The instrumentation throughout works in favor of DeMarco’s newly staid demeanor. Guitar solos still dribble like spilt cream, unpredictably streaking out onto the songs, but for the most part this is a clean and clear DeMarco affair, one that mostly strips away the flourishes he introduced on Salad Days for a slightly more muscular version of what came before it. The casual drift of his songcraft feels like his 2012 debut 2 again, he’s just had a little more time, a little more gear, and (definitely) a little more money to bang this one out.

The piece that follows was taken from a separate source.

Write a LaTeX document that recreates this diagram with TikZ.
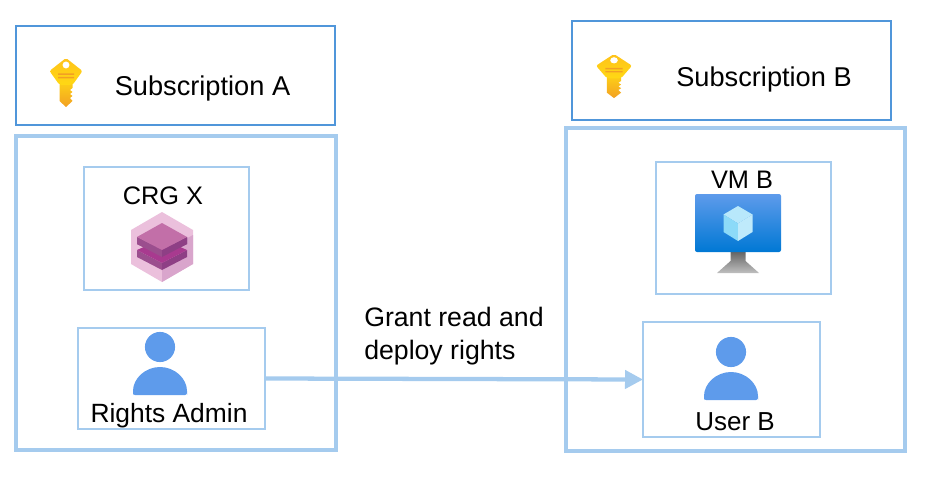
\documentclass[tikz,border=0pt]{standalone}
\usepackage{fontspec}
\setmainfont{Liberation Sans}
\usepackage{tikz}
\usepackage{xcolor}
\usetikzlibrary{arrows.meta, positioning, calc}
\definecolor{cHead}{RGB}{80,150,218}
\definecolor{cPale}{RGB}{165,203,238}
\definecolor{cUser}{RGB}{94,155,235}
\definecolor{cKeyTop}{RGB}{255,194,26}
\definecolor{cKeyMid}{RGB}{255,216,20}
\definecolor{cKeyLow}{RGB}{242,160,36}
\definecolor{cCubeOut}{RGB}{235,192,220}
\definecolor{cCubeDim}{RGB}{217,165,204}
\definecolor{cCubeTop}{RGB}{194,111,168}
\definecolor{cCubeMid}{RGB}{168,58,143}
\definecolor{cCubeLft}{RGB}{155,78,142}
\definecolor{cCubeRgt}{RGB}{142,63,133}
\definecolor{cVmLow}{RGB}{0,120,212}
\tikzset{
	subbox/.style  ={rectangle, draw=cHead, line width=2.2pt*0.75, inner sep=0pt, outer sep=0pt},
	outerbox/.style={rectangle, draw=cPale, line width=4.4pt*0.75, inner sep=0pt, outer sep=0pt},
	itembox/.style ={rectangle, draw=cPale, line width=1.8pt*0.75, inner sep=0pt, outer sep=0pt},
	lbl/.style     ={anchor=base, inner sep=0pt, font=\fontsize{#1}{24.75}\selectfont},
	lbl/.default=20.4,
	grant/.style   ={-{Triangle[length=13.5pt, width=13.5pt]}, cPale, line width=3.2pt},
	% icons, drawn around their own origin
	keyicon/.pic={
		\shade[top color=cKeyMid, bottom color=cKeyLow]
			(-6.5,20) -- (6.5,20) -- (6.5,30) -- (4,32) -- (6.5,34) -- (4,36) -- (6.5,38) -- (4,40) -- (6.5,43) -- (0,49) -- (-6.5,43) -- cycle;
		\shade[top color=cKeyTop, bottom color=cKeyMid, rounded corners=1.5pt]
			(0,0) -- (16.5,13) -- (6.5,27) -- (-6.5,27) -- (-16.5,13) -- cycle;
		\fill[white] (0,7) circle (2.6pt);
		\fill[cKeyLow] (-8,15.5) rectangle (8,17) (-8,19) rectangle (8,20.5);
	},
	cubeicon/.pic={
		\fill[cCubeOut] (0,-35) -- (31,-17) -- (31,17) -- (0,35) -- (-31,17) -- (-31,-17) -- cycle;
		\fill[cCubeDim] (0,5) -- (31,-12) -- (31,17) -- (0,35) -- cycle;
		\foreach \d in {13,0} {
			\fill[cCubeLft] ($(-25,-10)+(0,\d)$) -- ($(0,3)+(0,\d)$) -- ($(0,10)+(0,\d)$) -- ($(-25,-3)+(0,\d)$) -- cycle;
			\fill[cCubeRgt] ($(25,-10)+(0,\d)$) -- ($(0,3)+(0,\d)$) -- ($(0,10)+(0,\d)$) -- ($(25,-3)+(0,\d)$) -- cycle;
		}
		\fill[cCubeMid] (0,-8) -- (25,3) -- (0,16) -- (-25,3) -- cycle;
		\fill[cCubeLft] (-25,-10) -- (0,3) -- (0,10) -- (-25,-3) -- cycle;
		\fill[cCubeRgt] (25,-10) -- (0,3) -- (0,10) -- (25,-3) -- cycle;
		\fill[cCubeTop] (0,-24) -- (25,-10) -- (0,3) -- (-25,-10) -- cycle;
	},
	vmicon/.pic={
		\shade[top color=black!60, bottom color=black!25] (-7.5,29) -- (7.5,29) -- (7.5,38) -- (21,50) -- (-21,50) -- (-7.5,38) -- cycle;
		\shade[top color=cUser, bottom color=cVmLow, rounded corners=1.5pt] (-43,-29) rectangle (43,29);
		\fill[cyan!28!white] (-14.5,-8.5) -- (0,-17) -- (14.5,-8.5) -- (0,0.5) -- cycle;
		\fill[cyan!45!white] (-14.5,-8.5) -- (0,0.5) -- (0,18) -- (-14.5,9) -- cycle;
		\fill[cyan!25!white] (14.5,-8.5) -- (0,0.5) -- (0,18) -- (14.5,9) -- cycle;
	},
	usericon/.pic={
		\fill[cUser] (0,0) circle (11.3pt);
		\fill[cUser, rounded corners=1.5pt] (-27,48) -- (-27,46) arc (180:360:27 and 26) -- (27,48) -- cycle;
	},
}
\begin{document}
\begin{tikzpicture}[x=0.75pt, y=-0.75pt]
	\useasboundingbox (0,0) rectangle (945,481);
	% boxes: name / centre / size in pixels
	\foreach \n/\s/\x/\y/\w/\h in {
		subA/subbox/175.5/75.5/319/99,
		subB/subbox/731.5/70.5/319/99,
		accA/outerbox/176/293/320/314,
		accB/outerbox/735.5/289.5/339/323,
		crg/itembox/166.5/228.5/165/123,
		rights/itembox/171.5/378.5/187/101,
		vmb/itembox/743.5/228/175/132,
		userb/itembox/731.5/379.5/177/115} {
		\node[\s, minimum width={\w*0.75pt}, minimum height={\h*0.75pt}] (\n) at (\x,\y) {};
	}
	\draw[grant] (rights.east) -- (userb.west);
	% icons
	\pic at (66,58) {keyicon};
	\pic[xscale=1.09, yscale=0.9] at (614,54) {keyicon};
	\pic at (162,247) {cubeicon};
	\pic at (738,223) {vmicon};
	\pic at (160,347) {usericon};
	\pic at (731,352) {usericon};
	% labels
	\node[lbl] (lblA) at (202.5,95.5) {Subscription A};
	\node[lbl] (lblB) at (764,87) {Subscription B};
	\node[lbl=19] (lblCrg) at (163,204) {CRG X};
	\node[lbl=19] (lblVm) at (742,188) {VM B};
	\node[lbl=19.8] (lblAdmin) at (169,422) {Rights Admin};
	\node[lbl=19.5] (lblUser) at (735,430) {User B};
	\node[lbl=20, anchor=west, align=left] (lblGrant) at (364,336) {Grant read and\\deploy rights};
\end{tikzpicture}
\end{document}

But it’s still a collection of songs recorded by DeMarco, at his house — it’s just that this version of his everyman production is his most studio-like to date.

The record does occasionally suffer from having less of a unified aesthetic than you might hope for (“Just to Put You Down” in particular centers itself on a guitar figure that feels wispy enough to get tossed away by a light breeze). The record might have been better titled Some Other Ones, had he not just issued a demo collection with that name. But either way, Another One is a collection of a few of DeMarco’s best songs to date, all in a day’s work for this normal guy who just so happens to get a little wild on stage. It’s DeMarco’s plea for mundanity, but the occasionally brilliant results — both in the crisp production and brave sincerity — counteract the point. There are a lot of dudes in the world, and he’s not just another one.